Trade War Risk Alive as EU Talks Tough on Trump's Tariffs

(Bloomberg) -- European Union Trade Commissioner Cecilia Malmstrom said the U.S. has offered no signal it’ll prolong a waiver for the bloc from controversial metal tariffs, highlighting the persistent risk of a trans-Atlantic trade war.

Malmstrom said she’s still pressing U.S. Commerce Secretary Wilbur Ross for a permanent EU exemption from the levies on foreign steel and aluminum that President Donald Trump imposed last month on national-security grounds. He granted a waiver to the 28-nation bloc until May 1 and left open the possibility of a longer exclusion.

“I think the decision will be taken by the president personally,” Malmstrom said in an interview on Wednesday in Strasbourg, France. “Secretary Ross will make a recommendation and I hope he will recommend that we are excluded.”

The trans-Atlantic trade tensions come on top of U.S. commercial disputes with China and threaten to worsen the outlook for a world economy in its strongest upswing since 2011. The International Monetary Fund warned earlier this month that the global commercial order risked being “torn apart” by trade wars.

Trade War Risk Alive as EU Talks Tough on Trump's Tariffs

The EU, with 500 million consumers, is the world’s biggest trading bloc and its top two commercial partners are the U.S. and China.
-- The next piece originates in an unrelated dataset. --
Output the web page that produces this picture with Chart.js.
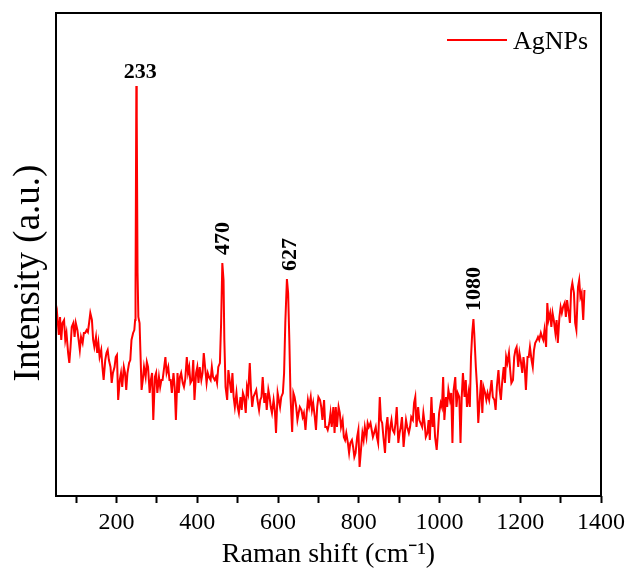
<!DOCTYPE html>
<html>
<head>
<meta charset="utf-8">
<title>AgNPs Raman spectrum</title>
<script src="https://cdn.jsdelivr.net/npm/chart.js@4/dist/chart.umd.min.js"></script>
<style>
  html, body { margin: 0; padding: 0; background: #fff; }
  #wrap { width: 630px; height: 575px; }
</style>
</head>
<body>
<div id="wrap"><canvas id="raman"></canvas></div>
<script>
// Raman shift (cm-1) and intensity (a.u.)
const shift = [
  50, 53, 57, 60, 63, 66, 70, 73, 76, 80, 83, 86, 89, 93, 96, 99, 103, 106, 109, 112,
  116, 119, 122, 126, 129, 132, 135, 139, 142, 145, 149, 152, 155, 158, 162, 165, 168, 172, 175, 178,
  181, 185, 188, 191, 195, 198, 201, 204, 208, 211, 214, 218, 221, 224, 227, 231, 234, 237, 241, 244,
  246, 247, 249, 250, 252, 254, 257, 259, 262, 265, 268, 272, 275, 278, 282, 285, 288, 291, 295, 298,
  301, 305, 308, 311, 314, 318, 321, 324, 328, 331, 334, 337, 341, 344, 347, 351, 354, 357, 360, 364,
  367, 370, 374, 377, 380, 383, 387, 390, 393, 397, 400, 403, 406, 410, 413, 416, 420, 423, 426, 429,
  433, 436, 439, 443, 446, 449, 452, 456, 459, 462, 465, 467, 470, 474, 477, 480, 484, 487, 490, 493,
  497, 500, 503, 507, 510, 513, 516, 520, 523, 526, 530, 533, 536, 539, 543, 546, 549, 553, 556, 559,
  562, 566, 569, 572, 576, 579, 582, 585, 589, 592, 595, 599, 602, 605, 608, 612, 615, 618, 622, 625,
  628, 631, 635, 638, 641, 645, 648, 651, 654, 658, 661, 664, 668, 671, 674, 677, 681, 684, 687, 691,
  694, 697, 700, 704, 707, 710, 714, 717, 720, 723, 727, 730, 733, 737, 740, 743, 746, 750, 753, 756,
  760, 763, 766, 769, 773, 776, 779, 783, 786, 789, 792, 796, 799, 802, 806, 809, 812, 815, 819, 822,
  825, 829, 832, 835, 838, 842, 845, 848, 852, 855, 858, 861, 865, 868, 871, 875, 878, 881, 884, 888,
  891, 894, 898, 901, 904, 907, 911, 914, 917, 920, 924, 927, 930, 934, 937, 940, 943, 947, 950, 953,
  957, 960, 963, 966, 970, 973, 976, 980, 983, 986, 989, 993, 996, 999, 1003, 1006, 1009, 1012, 1016, 1019,
  1022, 1026, 1029, 1032, 1035, 1039, 1042, 1045, 1049, 1052, 1055, 1058, 1062, 1065, 1068, 1072, 1075, 1078, 1081, 1084,
  1086, 1090, 1093, 1096, 1100, 1103, 1106, 1109, 1113, 1116, 1119, 1123, 1126, 1129, 1132, 1136, 1139, 1142, 1146, 1149,
  1152, 1155, 1159, 1162, 1165, 1168, 1172, 1175, 1178, 1182, 1185, 1188, 1191, 1195, 1198, 1201, 1205, 1208, 1211, 1214,
  1218, 1221, 1224, 1228, 1231, 1234, 1237, 1241, 1244, 1247, 1251, 1254, 1257, 1260, 1264, 1267, 1270, 1274, 1277, 1280,
  1283, 1287, 1290, 1293, 1297, 1300, 1303, 1306, 1310, 1313, 1316, 1320, 1323, 1326, 1329, 1333, 1336, 1339, 1343, 1346,
  1349, 1352, 1356, 1359
];
const intensity = [
  171, 181, 161, 179, 156, 173, 176, 156, 163, 143, 133, 149, 169, 173, 159, 173, 166, 156, 146, 159,
  153, 163, 163, 166, 164, 173, 183, 176, 156, 149, 159, 143, 153, 139, 146, 129, 116, 136, 143, 146,
  136, 129, 113, 123, 129, 139, 141, 96, 116, 123, 109, 129, 123, 106, 123, 133, 136, 156, 163, 166,
  176, 206, 410, 380, 223, 179, 173, 146, 106, 116, 129, 119, 134, 129, 103, 116, 123, 76, 119, 123,
  103, 119, 109, 116, 116, 129, 139, 123, 129, 116, 116, 103, 123, 109, 76, 123, 103, 119, 123, 113,
  109, 116, 139, 123, 129, 113, 116, 136, 96, 123, 129, 113, 129, 116, 123, 143, 126, 113, 123, 119,
  116, 129, 119, 116, 119, 113, 129, 133, 173, 233, 216, 156, 109, 96, 126, 116, 103, 123, 99, 89,
  103, 89, 83, 99, 86, 103, 99, 83, 109, 103, 133, 106, 89, 99, 103, 106, 96, 86, 96, 99,
  119, 93, 103, 86, 106, 99, 89, 83, 96, 86, 63, 103, 96, 89, 99, 103, 123, 173, 217, 203,
  156, 99, 64, 103, 99, 89, 76, 83, 89, 86, 79, 83, 66, 83, 96, 89, 99, 86, 93, 79,
  66, 89, 99, 96, 89, 76, 96, 69, 69, 66, 73, 83, 69, 89, 63, 89, 69, 89, 83, 69,
  76, 59, 56, 63, 53, 43, 53, 56, 49, 39, 43, 59, 66, 29, 49, 63, 56, 69, 59, 73,
  69, 73, 66, 59, 63, 69, 59, 53, 99, 76, 73, 59, 43, 69, 79, 53, 69, 76, 66, 63,
  73, 89, 53, 63, 69, 79, 49, 63, 76, 69, 63, 69, 79, 76, 93, 99, 69, 89, 76, 73,
  69, 83, 73, 59, 63, 76, 56, 99, 69, 83, 59, 46, 63, 83, 93, 89, 119, 76, 99, 89,
  106, 96, 103, 53, 106, 119, 89, 103, 99, 53, 99, 123, 99, 116, 89, 103, 89, 139, 163, 177,
  163, 129, 109, 73, 99, 116, 83, 109, 103, 96, 103, 96, 106, 116, 99, 96, 86, 109, 126, 106,
  96, 113, 129, 113, 139, 133, 143, 126, 113, 116, 139, 146, 149, 129, 143, 136, 123, 139, 129, 106,
  139, 139, 149, 136, 129, 146, 153, 156, 159, 156, 163, 159, 156, 166, 149, 193, 176, 183, 169, 183,
  176, 163, 176, 153, 179, 189, 183, 189, 193, 179, 196, 183, 173, 206, 213, 203, 173, 166, 209, 216,
  199, 203, 176, 206
];
// x axis ticks (minor every 100, labels every 200)
const xTicks = [100, 200, 300, 400, 500, 600, 700, 800, 900, 1000, 1100, 1200, 1300, 1400];
// peak annotations
const peakLabels = ['233', '470', '627', '1080'];
const peakShift = [249, 462, 622, 1084];
const peakRotated = [false, true, true, true];

const RED = '#ff0000';
const SERIF = '"Liberation Serif", "Times New Roman", serif';

// frame, legend, y title and peak labels
const decorPlugin = {
  id: 'decor',
  afterDatasetsDraw(chart) {
    const ctx = chart.ctx;
    const a = chart.chartArea;
    const xs = chart.scales.x;
    const ys = chart.scales.y;
    ctx.save();

    // peak labels
    ctx.fillStyle = '#000';
    ctx.font = 'bold 22px ' + SERIF;
    peakLabels.forEach(function (lab, i) {
      const idx = shift.indexOf(peakShift[i]);
      const px = xs.getPixelForValue(peakShift[i]);
      const py = ys.getPixelForValue(intensity[idx]);
      if (peakRotated[i]) {
        ctx.save();
        ctx.translate(px + (i === 2 ? 3 : 1), py - 8);
        ctx.rotate(-Math.PI / 2);
        ctx.textAlign = 'left';
        ctx.textBaseline = 'middle';
        ctx.fillText(lab, 0, 0);
        ctx.restore();
      } else {
        ctx.textAlign = 'center';
        ctx.textBaseline = 'alphabetic';
        ctx.fillText(lab, px + 4, py - 8);
      }
    });

    // legend
    ctx.strokeStyle = RED;
    ctx.lineWidth = 2;
    ctx.beginPath();
    ctx.moveTo(447, 40);
    ctx.lineTo(507, 40);
    ctx.stroke();
    ctx.fillStyle = '#000';
    ctx.font = '26px ' + SERIF;
    ctx.textAlign = 'left';
    ctx.textBaseline = 'middle';
    ctx.fillText(chart.data.datasets[0].label, 513, 42);

    // y axis title
    ctx.save();
    ctx.translate(29, 273);
    ctx.rotate(-Math.PI / 2);
    ctx.font = '37px ' + SERIF;
    ctx.textAlign = 'center';
    ctx.textBaseline = 'middle';
    ctx.fillText('Intensity (a.u.)', 0, 0);
    ctx.restore();

    // frame
    ctx.strokeStyle = '#000';
    ctx.lineWidth = 2;
    ctx.strokeRect(a.left, a.top, a.right - a.left, a.bottom - a.top);
    ctx.restore();
  }
};

new Chart(document.getElementById('raman'), {
  type: 'line',
  data: {
    datasets: [{
      label: 'AgNPs',
      data: shift.map(function (s, i) { return { x: s, y: intensity[i] }; }),
      borderColor: RED,
      borderWidth: 2,
      pointRadius: 0,
      tension: 0,
      fill: false
    }]
  },
  options: {
    responsive: true,
    maintainAspectRatio: false,
    animation: false,
    layout: { padding: { top: 13, right: 26, left: 0, bottom: 0 } },
    plugins: {
      legend: { display: false },
      tooltip: { enabled: false }
    },
    scales: {
      x: {
        type: 'linear',
        min: 50,
        max: 1400,
        afterBuildTicks: function (scale) {
          scale.ticks = xTicks.map(function (v) { return { value: v }; });
        },
        afterFit: function (scale) { scale.height = 79; },
        border: { display: false },
        grid: {
          drawOnChartArea: false,
          drawTicks: true,
          tickLength: 7,
          tickWidth: 2,
          tickColor: '#000'
        },
        ticks: {
          color: '#000',
          padding: 5,
          maxRotation: 0,
          autoSkip: false,
          font: { family: SERIF, size: 24 },
          callback: function (v) { return v % 200 === 0 ? String(v) : ''; }
        },
        title: {
          display: true,
          text: 'Raman shift (cm\u207B\u00B9)',
          color: '#000',
          padding: { top: 0, bottom: 4 },
          font: { family: SERIF, size: 28 }
        }
      },
      y: {
        min: 0,
        max: 483,
        afterFit: function (scale) { scale.width = 56; },
        border: { display: false },
        grid: { display: false },
        ticks: { display: false },
        title: { display: false }
      }
    }
  },
  plugins: [decorPlugin]
});
</script>
</body>
</html>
French President Emmanuel Macron and German Chancellor Angela Merkel are due to hold separate talks with Trump in Washington next week.
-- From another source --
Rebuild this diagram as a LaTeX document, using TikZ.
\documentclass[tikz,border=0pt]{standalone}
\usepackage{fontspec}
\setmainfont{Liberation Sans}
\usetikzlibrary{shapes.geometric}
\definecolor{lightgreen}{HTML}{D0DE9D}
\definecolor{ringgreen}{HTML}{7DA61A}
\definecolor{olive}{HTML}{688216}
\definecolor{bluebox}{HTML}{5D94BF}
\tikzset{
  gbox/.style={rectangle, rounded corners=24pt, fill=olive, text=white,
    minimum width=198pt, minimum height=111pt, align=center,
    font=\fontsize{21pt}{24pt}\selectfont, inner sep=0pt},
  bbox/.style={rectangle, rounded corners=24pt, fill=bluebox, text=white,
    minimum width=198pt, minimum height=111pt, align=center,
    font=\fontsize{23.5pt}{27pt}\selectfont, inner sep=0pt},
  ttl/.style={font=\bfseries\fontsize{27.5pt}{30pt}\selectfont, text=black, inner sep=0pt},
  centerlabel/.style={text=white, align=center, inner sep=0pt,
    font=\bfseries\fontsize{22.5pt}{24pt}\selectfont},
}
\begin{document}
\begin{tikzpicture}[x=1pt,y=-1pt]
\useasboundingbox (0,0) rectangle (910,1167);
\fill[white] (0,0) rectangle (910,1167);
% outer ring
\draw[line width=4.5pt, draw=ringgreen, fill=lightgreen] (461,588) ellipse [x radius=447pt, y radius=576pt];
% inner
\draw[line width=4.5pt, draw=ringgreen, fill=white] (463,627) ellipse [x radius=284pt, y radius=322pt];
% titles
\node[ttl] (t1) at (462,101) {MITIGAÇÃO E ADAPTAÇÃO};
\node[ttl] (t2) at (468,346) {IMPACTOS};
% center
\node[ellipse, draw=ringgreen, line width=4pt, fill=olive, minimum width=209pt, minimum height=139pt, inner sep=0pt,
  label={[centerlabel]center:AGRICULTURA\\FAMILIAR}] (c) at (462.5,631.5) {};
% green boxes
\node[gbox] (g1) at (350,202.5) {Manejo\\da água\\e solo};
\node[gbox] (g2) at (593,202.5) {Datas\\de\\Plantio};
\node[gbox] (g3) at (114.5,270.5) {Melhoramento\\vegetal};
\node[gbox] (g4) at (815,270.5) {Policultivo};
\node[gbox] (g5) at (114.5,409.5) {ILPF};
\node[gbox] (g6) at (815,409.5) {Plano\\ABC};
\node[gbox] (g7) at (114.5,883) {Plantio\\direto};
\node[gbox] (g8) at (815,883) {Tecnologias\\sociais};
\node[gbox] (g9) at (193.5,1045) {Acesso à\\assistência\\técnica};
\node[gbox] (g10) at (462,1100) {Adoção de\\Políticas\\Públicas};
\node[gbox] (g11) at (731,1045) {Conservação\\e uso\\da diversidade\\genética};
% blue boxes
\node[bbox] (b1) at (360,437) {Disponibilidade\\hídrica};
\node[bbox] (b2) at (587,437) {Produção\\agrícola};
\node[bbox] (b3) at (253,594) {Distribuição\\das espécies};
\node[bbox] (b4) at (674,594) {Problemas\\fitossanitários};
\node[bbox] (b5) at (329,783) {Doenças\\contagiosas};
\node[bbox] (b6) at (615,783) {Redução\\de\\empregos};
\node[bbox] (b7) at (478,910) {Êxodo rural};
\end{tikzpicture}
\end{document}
Malmstrom repeated that an EU failure to gain a longer exemption from the U.S. metal-import levies would lead to a tit-for-tat response by the bloc on 2.8 billion euros ($3.5 billion) of imports of American goods including Harley-Davidson Inc. motorcycles, Levi Strauss & Co. jeans and bourbon whiskey. She also repeated that, without a permanent exclusion, the EU would file a complaint to the World Trade Organization against the Trump administration.

In addition to the EU, the U.S. gave Canada, Mexico, Brazil, Argentina, Australia and South Korea five-week waivers from the tariffs of 25 percent on steel and 10 percent on aluminum. An exemption beyond May 1 for the whole group of countries will depend on the status of “discussions of satisfactory long-term alternative means to address the threatened impairment to U.S. national security,” the White House said on March 22.
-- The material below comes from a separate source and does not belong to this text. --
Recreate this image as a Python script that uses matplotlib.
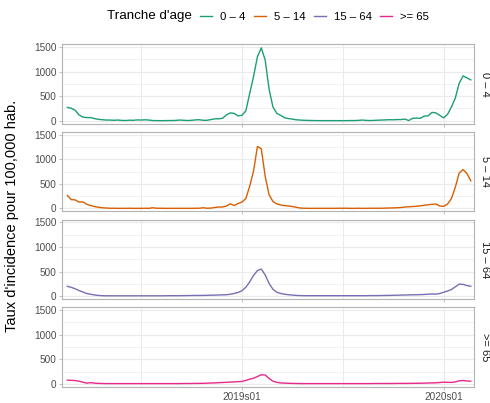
import matplotlib
matplotlib.use("Agg")
import matplotlib.pyplot as plt
from matplotlib.lines import Line2D

# ---- data ----
groups = ["0 – 4", "5 – 14", "15 – 64", ">= 65"]
colors = ["#1B9E77", "#D95F02", "#7570B3", "#E7298A"]

age_0_4 = [272, 255, 215, 120, 75, 65, 65, 45, 30, 22,
           15, 15, 10, 15, 8, 5, 12, 10, 18, 15,
           20, 15, 5, 3, 3, 3, 5, 5, 8, 15,
           10, 5, 10, 18, 22, 10, 10, 25, 40, 40,
           50, 120, 160, 150, 100, 110, 200, 550, 900, 1300,
           1480, 1230, 640, 280, 150, 110, 60, 45, 35, 20,
           15, 10, 8, 5, 5, 3, 3, 3, 3, 3,
           3, 3, 3, 5, 5, 8, 15, 8, 5, 8,
           12, 15, 18, 22, 20, 25, 25, 35, 5, 50,
           55, 50, 95, 100, 170, 160, 110, 60, 130, 280,
           460, 760, 910, 870, 830]
age_5_14 = [265, 180, 175, 130, 135, 85, 60, 40, 25, 15,
            10, 5, 5, 3, 3, 3, 5, 3, 3, 3,
            5, 3, 15, 5, 5, 3, 3, 3, 3, 3,
            3, 3, 3, 5, 5, 15, 5, 8, 20, 30,
            30, 50, 95, 60, 100, 130, 200, 450, 760, 1260,
            1210, 650, 280, 140, 95, 70, 60, 50, 40, 25,
            10, 5, 3, 3, 3, 3, 3, 3, 3, 3,
            5, 5, 5, 3, 3, 5, 3, 3, 5, 5,
            5, 5, 8, 10, 12, 15, 20, 30, 35, 40,
            45, 55, 65, 75, 85, 90, 50, 45, 90, 200,
            430, 720, 790, 710, 560]
age_15_64 = [200, 180, 150, 115, 85, 55, 40, 25, 15, 10,
             8, 8, 8, 8, 8, 8, 8, 8, 8, 8,
             8, 8, 8, 8, 8, 8, 10, 10, 10, 10,
             12, 12, 14, 15, 15, 16, 18, 20, 22, 25,
             27, 30, 40, 55, 75, 110, 180, 290, 420, 520,
             550, 430, 260, 140, 80, 55, 40, 30, 22, 16,
             12, 10, 10, 10, 10, 10, 10, 10, 10, 10,
             10, 10, 10, 10, 10, 10, 10, 10, 12, 12,
             12, 14, 15, 16, 18, 20, 22, 24, 26, 28,
             30, 32, 35, 40, 45, 42, 55, 80, 105, 135,
             190, 245, 240, 215, 200]
age_65 = [75, 72, 68, 55, 35, 15, 25, 15, 10, 8,
          6, 6, 6, 6, 6, 6, 6, 6, 6, 6,
          6, 6, 6, 6, 6, 6, 6, 6, 6, 6,
          8, 8, 8, 10, 10, 12, 15, 18, 20, 25,
          28, 32, 36, 40, 45, 50, 70, 95, 115, 150,
          185, 180, 110, 55, 30, 20, 15, 12, 10, 8,
          6, 6, 6, 6, 6, 6, 6, 6, 6, 6,
          6, 6, 6, 6, 6, 6, 6, 6, 6, 8,
          8, 8, 8, 8, 8, 10, 10, 10, 10, 12,
          12, 14, 15, 18, 20, 22, 28, 35, 32, 30,
          40, 62, 70, 58, 55]
series = [age_0_4, age_5_14, age_15_64, age_65]

# week categories 2018s08 .. 2020s08
weeks = []
for yr, w0, w1 in [(2018, 8, 52), (2019, 1, 52), (2020, 1, 8)]:
    for w in range(w0, w1 + 1):
        weeks.append(f"{yr}s{w:02d}")

tick_labels = ["2019s01", "2020s01"]
minor_breaks = ["2018s27", "2019s27"]
y_major = [0, 500, 1000, 1500]
y_minor = [250, 750, 1250]

# ---- figure ----
plt.rcParams["font.family"] = ["Liberation Sans", "DejaVu Sans"]
W, H = 490, 403
fig = plt.figure(figsize=(W / 100, H / 100), dpi=100)

left = 62.3 / W
width = (474.3 - 62.3) / W
tops = [44.3, 132.0, 219.7, 307.4]
ph = 79.2

x = list(range(len(weeks)))
maj_pos = [weeks.index(t) for t in tick_labels]
min_pos = [weeks.index(t) for t in minor_breaks]

axes = []
for i, (g, c, vals) in enumerate(zip(groups, colors, series)):
    ax = fig.add_axes([left, 1 - (tops[i] + ph) / H, width, ph / H])
    axes.append(ax)
    for yv in y_minor:
        ax.axhline(yv, color="#EBEBEB", lw=0.5, zorder=0)
    for yv in y_major:
        ax.axhline(yv, color="#EBEBEB", lw=0.9, zorder=0)
    for xv in min_pos:
        ax.axvline(xv, color="#EBEBEB", lw=0.7, zorder=0)
    for xv in maj_pos:
        ax.axvline(xv, color="#EBEBEB", lw=0.9, zorder=0)
    ax.plot(x, vals, color=c, lw=1.0, zorder=2)
    ax.set_xlim(-1.3, 104.9)
    ax.set_ylim(-55, 1552)
    ax.set_yticks(y_major)
    ax.set_yticklabels([str(v) for v in y_major])
    ax.set_xticks(maj_pos)
    if i == 3:
        ax.set_xticklabels(tick_labels)
    else:
        ax.set_xticklabels([])
    ax.tick_params(axis="both", length=2.5, width=0.6, color="#B3B3B3",
                   labelcolor="#4D4D4D", labelsize=7.2, pad=1.5)
    for s in ax.spines.values():
        s.set_color("#B3B3B3")
        s.set_linewidth(0.8)
    ax.text(1.0 + 10.5 / (W * width), 0.5, g, transform=ax.transAxes,
            rotation=-90, ha="center", va="center", fontsize=8.0,
            color="#1A1A1A")

fig.text(12 / W, 1 - 215.5 / H, "Taux d'incidence pour 100,000 hab.",
         rotation=90, ha="center", va="center", fontsize=10.5, color="black")

# legend
fig.text(107 / W, 1 - 16 / H, "Tranche d'age", ha="left", va="center",
         fontsize=9.6, color="black")
handles = [Line2D([0], [0], color=c, lw=1.0) for c in colors]
fig.legend(handles, groups, loc="center left", bbox_to_anchor=(200 / W, 1 - 16.5 / H),
           ncol=4, frameon=False, fontsize=8.2, handlelength=1.05,
           handletextpad=0.7, columnspacing=0.75, borderpad=0, borderaxespad=0,
           labelcolor="black")

fig.savefig("out.png", dpi=100)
“We’re all lumped together and that makes it so unpredictable,” Malmstrom said on Wednesday.

She said the EU is demanding an unconditional permanent waiver and, only if that is granted, would the bloc be willing to address other U.S. concerns about trans-Atlantic economic ties.

“There’s a lot of things that we could discuss,” Malmstrom said. “We will not engage in doing that in a more comprehensive way until we know that we have a permanent exemption.”

TTIP on Ice

Years of EU-U.S. negotiations to expand the world’s biggest economic relationship through a Trans-Atlantic Trade and Investment Partnership -- or TTIP -- have been frozen since Trump entered the White House in January 2017 with an “America First” agenda that has shunned multilateral commercial initiatives.

“Taking TTIP out of the freezer is not on the table,” Malmstrom said.

In that context, the EU faces political and legal constraints in addressing particular U.S. concerns about, for example, the bloc’s standard 10 percent tariff on cars -- higher than a 2.5 percent American duty on auto imports. The EU isn’t allowed under global-trade rules to reduce its levy on American cars unless the bloc either does so for WTO members as a whole or reaches a bilateral accord with the U.S. that covers “substantially all” two-way trade.

While the U.S. “keeps bringing the car issue up” and “that’s their focus,” Malmstrom said, “they have understood that we cannot just take the tariff away.”

The EU and U.S. could eventually focus on “low-hanging fruits in TTIP,” including areas of regulatory cooperation, as part of a “smaller” agreement, said Malmstrom. The bloc will refrain from starting such deliberations with Washington before receiving a permanent exclusion from the U.S. metal tariffs, which are “pure protectionism,” she insisted.

“We are not going to enter into any more permanent discussion or even scoping until we know that we are exempt,” Malmstrom said. “And that’s it.”